Xpert Tips For Driving In The Sun
Blinding light from the sun creates one of the most dangerous driving hazards faced by motorists, particularly during the morning and evening when the sun rises and sets.
Every year we see a lot of accidents resulting from “sun glare”. We’ve all experienced that brief moment where you can’t see because the sun is at the perfect level to cause blindness.
You can’t control the sun, so here are our tips to stay safe and protect your family on the road during the sunny times:
- Use your car’s visor whenever possible, lower and adjust it as needed. To increase your visibility, it can help keep the sun directly out of your eyes.
- Use sunglasses with polarized lenses. Polarized glasses are designed to cut through sun glare and diminish the intensity of the sun. To reduce driver distraction, it’s good practice to wear them before you start driving so you don’t have to find them while you are driving.

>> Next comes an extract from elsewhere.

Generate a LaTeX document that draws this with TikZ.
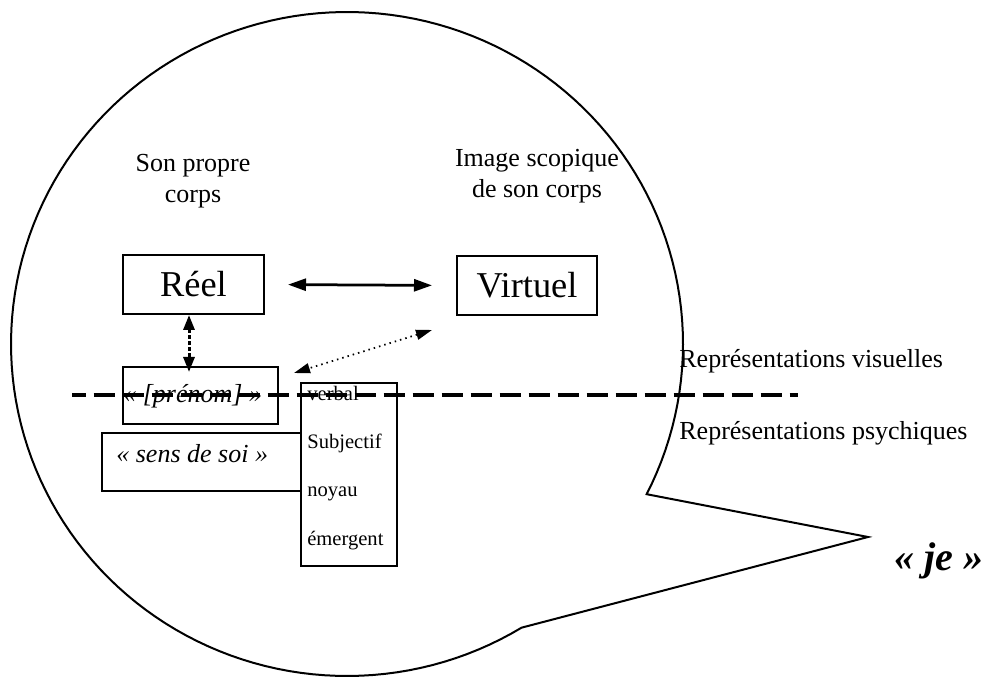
\documentclass[tikz,border=0pt]{standalone}
\usepackage{fontspec}
\setmainfont{Liberation Serif}
\usetikzlibrary{arrows.meta,calc}

\begin{document}
\begin{tikzpicture}[x=0.2mm,y=-0.2mm,
  box/.style={draw,line width=0.4mm,inner sep=0pt},
  small/.style={font=\fontsize{14.8}{17.6}\selectfont},
  big/.style={font=\fontsize{20.7}{24}\selectfont},
  ital/.style={font=\fontsize{14.8}{17.6}\selectfont\itshape},
  list/.style={font=\fontsize{11.7}{14}\selectfont,inner sep=0pt}]
\useasboundingbox (0,0) rectangle (999,677);
\draw [line width=0.4mm] plot [domain=58.7:386.9,samples=160] ({347+336*cos(\x)},{344+332*sin(\x)}) -- (868,537) -- cycle;
\node [small,align=center] (propre) at (193,181) {Son propre\\corps};
\node [small,align=center] (scopique) at (537,176) {Image scopique\\de son corps};
\node [box,big,minimum width=28.2mm,minimum height=11.8mm] (reel) at (193.5,284.5) {Réel};
\node [box,big,minimum width=28mm,minimum height=11.8mm] (virtuel) at (527,285.5) {Virtuel};
\node [box,minimum width=31mm,minimum height=11.4mm] (prenom) at (200.5,395.5) {};
\node [ital,inner sep=0pt,anchor=base west] (prenomtxt) at ($(prenom.west)+(1,7)$) {« [prénom] »};
\node [box,minimum width=40mm,minimum height=11.6mm] (sens) at (202,462) {};
\node [ital,inner sep=0pt,anchor=base west] (senstxt) at ($(sens.west)+(15,1)$) {« sens de soi »};
\node [box,fill=white,minimum width=19.2mm,minimum height=36.6mm] (verbal) at (349,474.5) {};
\foreach \mot/\dy [count=\i] in {verbal/19,Subjectif/67,noyau/115,émergent/164}
  \node [list,anchor=base west] (mot\i) at ($(verbal.north west)+(7,\dy)$) {\mot};
\node [small,inner sep=0pt,anchor=base west] (visuelles) at (679,368) {Représentations visuelles};
\node [small,inner sep=0pt,anchor=base west] (psychiques) at (679,440) {Représentations psychiques};
\node [font=\fontsize{22.8}{27}\selectfont\bfseries\itshape,inner sep=0pt,anchor=base west] (je) at (894,570) {« je »};
\draw [<->,>={Triangle[length=3.6mm,width=2.4mm]},line width=0.55mm,shorten <=4.6mm,shorten >=4.8mm] (reel.east) -- (virtuel.west);
\draw [<->,>={Triangle[length=3mm,width=2.2mm]},line width=0.6mm,dash pattern=on 0.7mm off 0.5mm,shorten >=-1.2mm] ([xshift=-0.9mm]reel.south) -- ([xshift=-0.9mm]reel.south |- prenom.north);
\draw [<->,>={Triangle[length=3.2mm,width=2mm]},line width=0.35mm,dash pattern=on 0.3mm off 0.8mm] ($(virtuel.south west)+(-24,14)$) -- ($(prenom.north east)+(15,7)$);
\draw [line width=0.65mm,dash pattern=on 4.2mm off 1.6mm,dash phase=1.5mm] (72,395) -- (798,395);
\end{tikzpicture}
\end{document}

- Keep your dashboard clean. Don’t store clutter or papers on your dashboard and avoid any cleaners that give your dash a high-gloss finish. The polishes look great, but they turn your dash into a mirror and obscure your view.
- Clean your windshield. Dirt and haze on your windshield build up over time and can worsen sun glare, further obstructing your view. Clean the inside and outside with a quality glass cleaner.
- Increase your following distance. If you can’t see due to glare, chances are neither can the car in front of you. Don’t tailgate and slow down.
- Reduce your speed. This serves as an advisory that visibility is compromised. You don’t have to slow to a crawl, but this will alert other drivers about the risks.
- Use Headlights. Yes, it’s bright out, but turning on your lights helps your car become more visible for both opposing traffic and any drivers behind you. Before you get on the road, make sure all of your vehicle’s lights are working properly.
- Change your driving route. If possible, use north-south streets until you find an east-west road with lots of trees or taller buildings.
Don’t let sun glare catch you unprepared. Making the proper adjustments minimize any additional risks that come with less-than-optimal visual conditions.